Some of these Keepers at Home are allowed online side-gigs to earn a little bit. Some are not. Like all things cultish, this breaks my heart and infuriates me. It reeks of misogyny. Show me a woman in a cult and I’ll go all feminist on her Daddy’s ass. It makes me sad. That could, so easily, have been me. How can we help these women? HOW!?!
So, in a very long-winded nutshell, here’s my conclusion:
Homemaking is not an end in itself.
That’s where Grandma went wrong. That’s where I’ve gone wrong. We were making it an end in itself. Imbuing it with all our self-esteem. Feeling good (but mostly bad) based on the state of our homes. Self-Esteem: 0. Second Law of Thermodynamics: 1.
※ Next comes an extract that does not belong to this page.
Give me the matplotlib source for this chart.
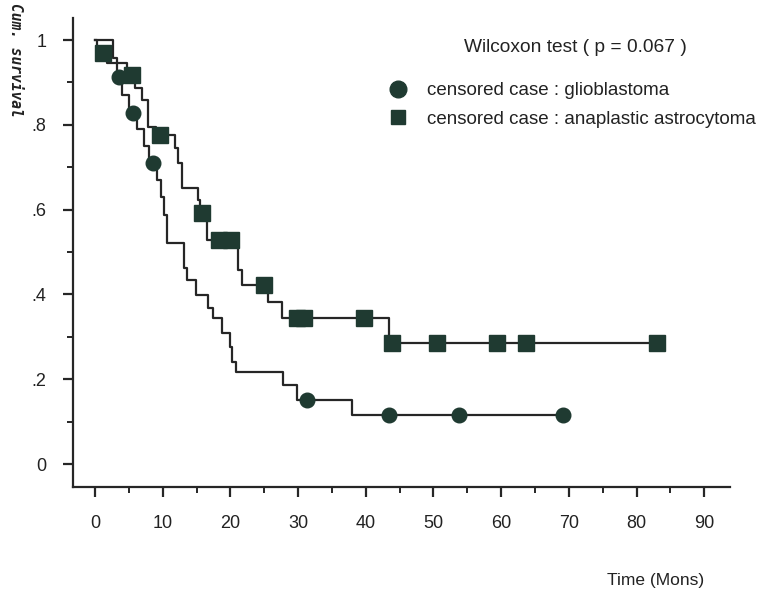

Yes, a meal well done is a boost to the ego but the point is full tummies, good nutrition, delicious flavors. It’s not an end in itself. As three-star Michelin Chef Santi Santamaria said, “All good meals end with a good shit.”
Laundry is for clean clothes. Dusting is for clean surfaces. Gardening is for free food. On and on it goes. They’re not ends in themselves. Living makes it necessary. But life isn’t about the dusting. It’s a “which came first” scenario. Once I figured that out, homemaking fell into its rightful place in my life.
Okay, I’m done now. Just needed to get that off my chest. I hope reading it has helped you as much as writing it has helped me.
Thank you for reading and have a good weekend, y’all!